Mr Smith, who quit as Mr Hunt's special adviser last month after admitting he got too close to Mr Michel, said much of the lobbyist's email was factually accurate but disputed its tone.

He told the inquiry: "I think that that's a sort of colourful explanation of the process.

"If you have an undertaking in lieu that Ofcom (the broadcasting regulator) and the OFT (Office of Fair Trading) say satisfied the plurality concerns that Ofcom had identified, then the whole point of that is that then there are no plurality concerns. So the deal would go ahead.

"I don't remember saying 'game over for the opposition', but I can imagine we had a conversation along those lines about the process and talking around what happens."

Mr Michel's email said Mr Hunt was "keen to get to the same outcome" as News Corp.

But Mr Smith disputed this: "I wouldn't have said that... They didn't have the same outcome. Mr Hunt's aim was to follow the process, whereas I'm sure Mr Murdoch's aim was to acquire the remaining shares."

Robert Jay QC, counsel to the Leveson Inquiry, suggested: "The wider objective was the same outcome, namely the securing of the bid for News Corp, because he thought in policy terms that was desirable."

But Mr Smith insisted: "That wasn't his objective. Now his objective is to carry out his legal and statutory duties."

Yesterday, the inquiry was shown a memo Mr Hunt sent Prime Minister David Cameron, arguing the case for News Corp to take over BSkyB, just weeks before he was given quasi-judicial oversight of the bid.

The note, dated November 19 2010, warned that Business Secretary Vince Cable's decision to refer the bid to regulator Ofcom could leave the Government "on the wrong side of media policy".

Jonathan Stephens, permanent secretary at the DCMS, said Mr Smith was considered before the emails emerged to be someone who "understood and would abide by his proper role".

He told the inquiry the better the special adviser, the more reliable a guide they were to a Secretary of State's view.

"I think he was well tuned in to the Secretary of State's thinking," he said.

He went on: "The first suggestion that contacts went beyond what was proper was April 24 with the release of emails from Fred Michel and this was the first occasion I recall mention of Michel by name.

"The following morning I told the Secretary of State I thought the number, extent, depth and tone of contacts supported by those emails went beyond what was acceptable."

Mr Stephens said he believed Mr Smith had been drawn into a "web of manipulation" in his dealings with News Corp.

Lord Justice Leveson said the episode was a calamity for the department and the special adviser.

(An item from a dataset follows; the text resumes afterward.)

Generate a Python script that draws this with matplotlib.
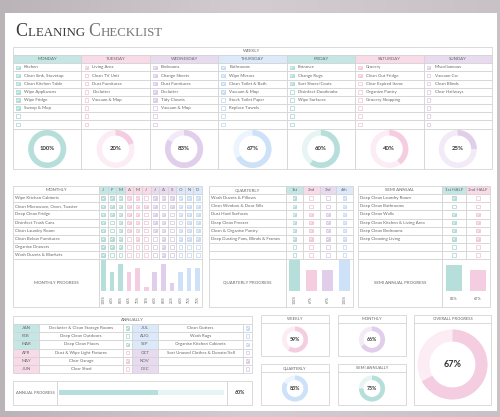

"You have an able, highly regarded young man who isn't in any sense mischievous, who is very keen to do the right thing but has got into a degree of contact, in the context of a small office. How has this happened?"

Mr Stephens said: "How it happened I don't know, but the judgment I have made is that, sadly, Mr Smith personally, I believe against his will and intentions, was drawn into almost what seems to me to be a sort of web of manipulation and exaggeration, and was drawn inadvertently beyond what he intended to do or what he wanted to do. But, unfortunately, he was beyond it."